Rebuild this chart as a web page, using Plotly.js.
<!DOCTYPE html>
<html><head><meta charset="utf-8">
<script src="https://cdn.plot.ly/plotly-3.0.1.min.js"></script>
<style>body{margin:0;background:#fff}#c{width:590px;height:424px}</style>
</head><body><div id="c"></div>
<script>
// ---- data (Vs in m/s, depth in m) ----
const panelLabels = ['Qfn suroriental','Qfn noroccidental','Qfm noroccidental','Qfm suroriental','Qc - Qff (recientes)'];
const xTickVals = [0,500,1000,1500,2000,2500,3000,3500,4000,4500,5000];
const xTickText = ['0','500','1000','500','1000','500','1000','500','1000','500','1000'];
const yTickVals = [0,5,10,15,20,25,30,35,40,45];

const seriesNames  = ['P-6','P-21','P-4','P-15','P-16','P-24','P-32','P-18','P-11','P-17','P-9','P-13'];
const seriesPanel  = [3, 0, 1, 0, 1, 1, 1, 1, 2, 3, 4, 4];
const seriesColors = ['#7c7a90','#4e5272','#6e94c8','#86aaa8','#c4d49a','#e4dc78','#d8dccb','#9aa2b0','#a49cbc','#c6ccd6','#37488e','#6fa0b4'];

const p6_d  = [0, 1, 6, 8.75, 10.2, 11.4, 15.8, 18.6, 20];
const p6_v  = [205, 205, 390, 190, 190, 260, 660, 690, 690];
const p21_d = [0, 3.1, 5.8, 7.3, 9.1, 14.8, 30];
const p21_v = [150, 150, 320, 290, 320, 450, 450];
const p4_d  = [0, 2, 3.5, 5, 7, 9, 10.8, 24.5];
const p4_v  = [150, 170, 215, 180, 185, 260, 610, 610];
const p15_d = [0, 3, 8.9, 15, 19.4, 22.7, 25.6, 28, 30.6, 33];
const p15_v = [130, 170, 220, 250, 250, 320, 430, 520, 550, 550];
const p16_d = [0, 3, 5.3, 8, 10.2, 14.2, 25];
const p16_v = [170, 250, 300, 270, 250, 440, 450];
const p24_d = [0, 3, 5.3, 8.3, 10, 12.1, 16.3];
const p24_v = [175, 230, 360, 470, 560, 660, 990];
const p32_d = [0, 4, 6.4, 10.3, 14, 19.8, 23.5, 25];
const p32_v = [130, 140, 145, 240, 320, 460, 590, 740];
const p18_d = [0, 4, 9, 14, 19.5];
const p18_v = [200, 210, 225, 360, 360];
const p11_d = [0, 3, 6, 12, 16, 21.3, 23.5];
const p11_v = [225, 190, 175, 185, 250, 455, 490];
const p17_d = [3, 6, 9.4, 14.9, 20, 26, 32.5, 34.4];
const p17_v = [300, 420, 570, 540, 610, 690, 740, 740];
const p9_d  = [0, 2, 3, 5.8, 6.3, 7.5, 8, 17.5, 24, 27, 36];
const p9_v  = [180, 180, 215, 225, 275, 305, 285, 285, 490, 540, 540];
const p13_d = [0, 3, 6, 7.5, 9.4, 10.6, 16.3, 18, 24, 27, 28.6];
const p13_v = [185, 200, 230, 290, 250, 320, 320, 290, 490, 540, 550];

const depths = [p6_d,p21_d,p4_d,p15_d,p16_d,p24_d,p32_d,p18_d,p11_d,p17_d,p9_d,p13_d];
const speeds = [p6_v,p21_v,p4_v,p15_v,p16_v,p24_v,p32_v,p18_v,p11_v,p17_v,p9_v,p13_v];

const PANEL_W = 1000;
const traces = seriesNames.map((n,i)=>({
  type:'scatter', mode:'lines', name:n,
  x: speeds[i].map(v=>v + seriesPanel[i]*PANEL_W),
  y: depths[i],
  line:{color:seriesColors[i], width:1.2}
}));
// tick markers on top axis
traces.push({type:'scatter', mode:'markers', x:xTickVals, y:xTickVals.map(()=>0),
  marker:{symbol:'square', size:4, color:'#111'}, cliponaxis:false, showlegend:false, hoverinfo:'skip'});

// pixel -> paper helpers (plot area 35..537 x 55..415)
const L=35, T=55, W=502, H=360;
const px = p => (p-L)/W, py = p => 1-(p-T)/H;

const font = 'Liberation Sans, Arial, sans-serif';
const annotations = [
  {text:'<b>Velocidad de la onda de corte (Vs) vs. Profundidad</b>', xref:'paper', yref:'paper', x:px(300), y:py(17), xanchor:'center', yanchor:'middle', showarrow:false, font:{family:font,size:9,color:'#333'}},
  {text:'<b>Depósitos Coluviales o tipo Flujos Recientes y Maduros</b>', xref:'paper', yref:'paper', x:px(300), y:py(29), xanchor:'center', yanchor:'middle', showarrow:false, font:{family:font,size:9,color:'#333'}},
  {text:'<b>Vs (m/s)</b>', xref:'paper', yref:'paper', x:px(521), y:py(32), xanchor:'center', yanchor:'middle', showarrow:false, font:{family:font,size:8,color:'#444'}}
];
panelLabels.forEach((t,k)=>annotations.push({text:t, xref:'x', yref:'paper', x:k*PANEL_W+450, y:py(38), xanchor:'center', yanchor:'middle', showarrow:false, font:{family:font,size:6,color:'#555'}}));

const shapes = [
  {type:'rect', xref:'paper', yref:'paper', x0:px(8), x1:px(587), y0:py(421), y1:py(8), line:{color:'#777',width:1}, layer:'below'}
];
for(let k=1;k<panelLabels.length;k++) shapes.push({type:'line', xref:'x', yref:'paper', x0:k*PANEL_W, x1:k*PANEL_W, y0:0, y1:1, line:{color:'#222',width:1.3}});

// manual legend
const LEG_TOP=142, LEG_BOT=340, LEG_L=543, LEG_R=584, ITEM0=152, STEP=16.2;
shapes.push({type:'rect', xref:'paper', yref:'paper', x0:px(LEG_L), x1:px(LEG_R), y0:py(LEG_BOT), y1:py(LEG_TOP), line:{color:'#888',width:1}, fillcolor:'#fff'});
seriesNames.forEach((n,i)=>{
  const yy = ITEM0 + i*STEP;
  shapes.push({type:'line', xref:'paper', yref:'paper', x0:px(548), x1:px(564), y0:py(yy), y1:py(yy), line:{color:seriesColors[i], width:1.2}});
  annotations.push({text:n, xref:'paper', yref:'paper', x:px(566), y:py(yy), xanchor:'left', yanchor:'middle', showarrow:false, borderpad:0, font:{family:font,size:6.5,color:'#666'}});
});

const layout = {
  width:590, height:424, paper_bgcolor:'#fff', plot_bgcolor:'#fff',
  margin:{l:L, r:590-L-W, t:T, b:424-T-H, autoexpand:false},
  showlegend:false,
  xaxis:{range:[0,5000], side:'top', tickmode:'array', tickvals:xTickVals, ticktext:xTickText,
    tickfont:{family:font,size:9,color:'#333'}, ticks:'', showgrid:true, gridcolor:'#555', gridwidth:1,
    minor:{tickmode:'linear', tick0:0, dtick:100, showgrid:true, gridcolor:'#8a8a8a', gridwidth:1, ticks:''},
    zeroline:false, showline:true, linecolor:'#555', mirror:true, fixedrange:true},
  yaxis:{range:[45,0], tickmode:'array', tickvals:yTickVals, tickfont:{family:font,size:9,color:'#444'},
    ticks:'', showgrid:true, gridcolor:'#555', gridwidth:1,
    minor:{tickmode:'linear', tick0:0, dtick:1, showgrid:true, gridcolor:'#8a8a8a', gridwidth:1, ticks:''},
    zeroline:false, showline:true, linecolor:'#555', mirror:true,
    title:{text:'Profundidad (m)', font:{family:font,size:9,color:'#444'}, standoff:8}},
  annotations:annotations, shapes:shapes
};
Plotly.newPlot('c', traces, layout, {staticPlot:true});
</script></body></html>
—————
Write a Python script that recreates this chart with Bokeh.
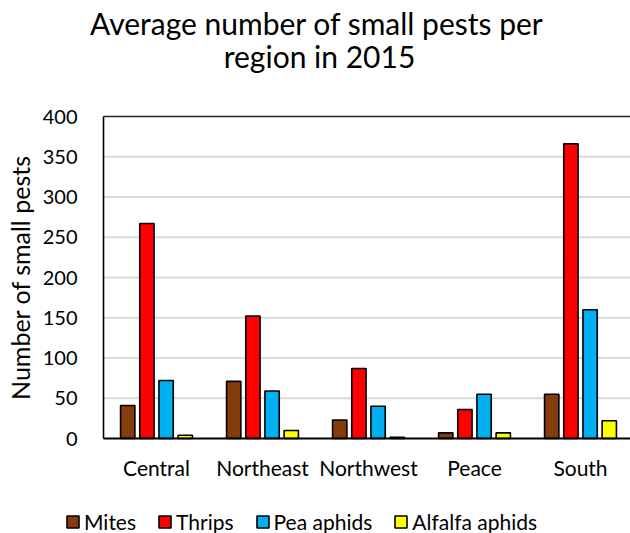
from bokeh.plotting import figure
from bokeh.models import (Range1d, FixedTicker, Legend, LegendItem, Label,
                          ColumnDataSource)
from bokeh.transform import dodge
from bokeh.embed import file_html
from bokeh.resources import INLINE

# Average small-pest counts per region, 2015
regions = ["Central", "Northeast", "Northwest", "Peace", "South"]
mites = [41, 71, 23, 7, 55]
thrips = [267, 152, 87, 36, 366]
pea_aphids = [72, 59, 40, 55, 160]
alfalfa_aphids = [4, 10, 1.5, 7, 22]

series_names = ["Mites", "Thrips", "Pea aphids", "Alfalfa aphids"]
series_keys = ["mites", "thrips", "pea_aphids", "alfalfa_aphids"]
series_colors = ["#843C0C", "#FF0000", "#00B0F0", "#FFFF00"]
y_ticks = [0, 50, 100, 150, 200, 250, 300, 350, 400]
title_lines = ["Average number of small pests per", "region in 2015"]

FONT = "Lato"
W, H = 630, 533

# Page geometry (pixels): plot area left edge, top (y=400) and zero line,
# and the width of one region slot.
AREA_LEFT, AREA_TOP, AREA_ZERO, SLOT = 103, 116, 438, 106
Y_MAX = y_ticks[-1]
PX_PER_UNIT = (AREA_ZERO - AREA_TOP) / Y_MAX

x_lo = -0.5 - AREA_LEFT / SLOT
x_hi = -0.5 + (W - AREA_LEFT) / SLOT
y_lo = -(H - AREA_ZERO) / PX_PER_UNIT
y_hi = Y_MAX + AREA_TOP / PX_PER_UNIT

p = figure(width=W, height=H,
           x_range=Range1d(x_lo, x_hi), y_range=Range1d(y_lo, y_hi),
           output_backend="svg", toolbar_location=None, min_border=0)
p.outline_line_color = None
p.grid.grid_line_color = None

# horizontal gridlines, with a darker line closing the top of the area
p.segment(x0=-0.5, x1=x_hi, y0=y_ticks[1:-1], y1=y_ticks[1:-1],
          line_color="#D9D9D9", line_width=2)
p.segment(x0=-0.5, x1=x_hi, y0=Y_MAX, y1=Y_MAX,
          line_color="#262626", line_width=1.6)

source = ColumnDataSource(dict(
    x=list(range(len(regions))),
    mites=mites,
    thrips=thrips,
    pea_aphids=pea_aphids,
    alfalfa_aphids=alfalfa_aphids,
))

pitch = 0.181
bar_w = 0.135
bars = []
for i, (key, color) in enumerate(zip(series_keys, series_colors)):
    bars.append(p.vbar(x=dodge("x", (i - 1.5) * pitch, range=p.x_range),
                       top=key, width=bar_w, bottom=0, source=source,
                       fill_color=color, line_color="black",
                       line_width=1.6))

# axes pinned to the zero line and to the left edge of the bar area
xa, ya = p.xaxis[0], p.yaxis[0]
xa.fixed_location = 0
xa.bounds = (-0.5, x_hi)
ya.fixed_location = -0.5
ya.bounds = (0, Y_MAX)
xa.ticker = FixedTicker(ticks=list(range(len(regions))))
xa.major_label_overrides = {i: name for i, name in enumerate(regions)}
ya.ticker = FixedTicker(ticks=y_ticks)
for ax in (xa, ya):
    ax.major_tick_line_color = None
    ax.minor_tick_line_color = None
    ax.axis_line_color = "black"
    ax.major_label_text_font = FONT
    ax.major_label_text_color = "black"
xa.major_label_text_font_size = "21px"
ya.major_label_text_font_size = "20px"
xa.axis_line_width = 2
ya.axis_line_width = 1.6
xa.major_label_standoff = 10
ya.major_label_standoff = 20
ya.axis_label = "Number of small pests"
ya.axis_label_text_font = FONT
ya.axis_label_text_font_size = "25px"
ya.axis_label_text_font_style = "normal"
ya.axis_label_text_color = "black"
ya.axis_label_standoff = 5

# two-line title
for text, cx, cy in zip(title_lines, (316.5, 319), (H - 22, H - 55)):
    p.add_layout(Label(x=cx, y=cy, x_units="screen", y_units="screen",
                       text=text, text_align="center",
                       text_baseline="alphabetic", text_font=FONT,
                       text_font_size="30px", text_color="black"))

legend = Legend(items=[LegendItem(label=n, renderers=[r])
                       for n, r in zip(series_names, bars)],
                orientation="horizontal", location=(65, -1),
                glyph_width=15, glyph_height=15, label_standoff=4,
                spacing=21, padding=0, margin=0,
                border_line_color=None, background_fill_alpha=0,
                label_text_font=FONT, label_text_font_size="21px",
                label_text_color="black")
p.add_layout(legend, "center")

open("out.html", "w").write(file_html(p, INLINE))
—————
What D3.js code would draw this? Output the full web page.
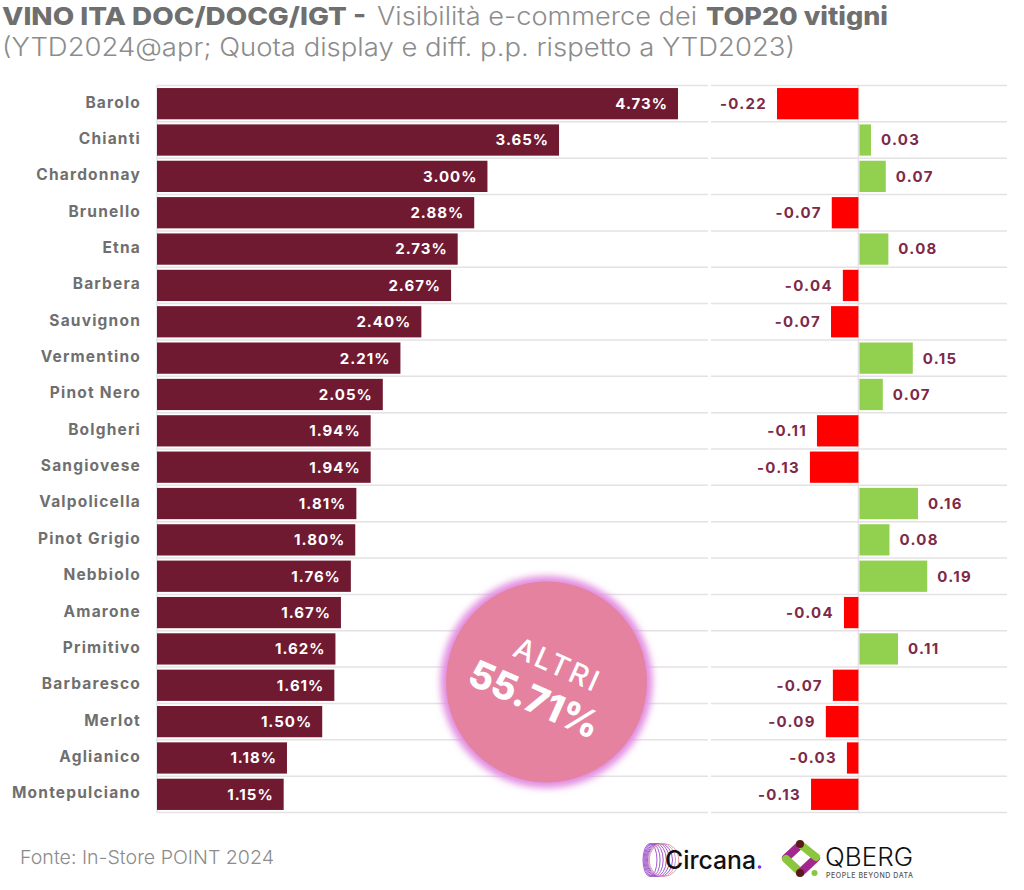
—————
● Goal
Repeat exactly the stretch of lines that opens with the line containing "Write a Python" and closes with the line containing "y_hi = Y_MAX + AREA_TOP / PX_PER_UNIT". Leave the pictures out, and add nothing.

● Exercise solution
Write a Python script that recreates this chart with Bokeh.
from bokeh.plotting import figure
from bokeh.models import (Range1d, FixedTicker, Legend, LegendItem, Label,
                          ColumnDataSource)
from bokeh.transform import dodge
from bokeh.embed import file_html
from bokeh.resources import INLINE

# Average small-pest counts per region, 2015
regions = ["Central", "Northeast", "Northwest", "Peace", "South"]
mites = [41, 71, 23, 7, 55]
thrips = [267, 152, 87, 36, 366]
pea_aphids = [72, 59, 40, 55, 160]
alfalfa_aphids = [4, 10, 1.5, 7, 22]

series_names = ["Mites", "Thrips", "Pea aphids", "Alfalfa aphids"]
series_keys = ["mites", "thrips", "pea_aphids", "alfalfa_aphids"]
series_colors = ["#843C0C", "#FF0000", "#00B0F0", "#FFFF00"]
y_ticks = [0, 50, 100, 150, 200, 250, 300, 350, 400]
title_lines = ["Average number of small pests per", "region in 2015"]

FONT = "Lato"
W, H = 630, 533

# Page geometry (pixels): plot area left edge, top (y=400) and zero line,
# and the width of one region slot.
AREA_LEFT, AREA_TOP, AREA_ZERO, SLOT = 103, 116, 438, 106
Y_MAX = y_ticks[-1]
PX_PER_UNIT = (AREA_ZERO - AREA_TOP) / Y_MAX

x_lo = -0.5 - AREA_LEFT / SLOT
x_hi = -0.5 + (W - AREA_LEFT) / SLOT
y_lo = -(H - AREA_ZERO) / PX_PER_UNIT
y_hi = Y_MAX + AREA_TOP / PX_PER_UNIT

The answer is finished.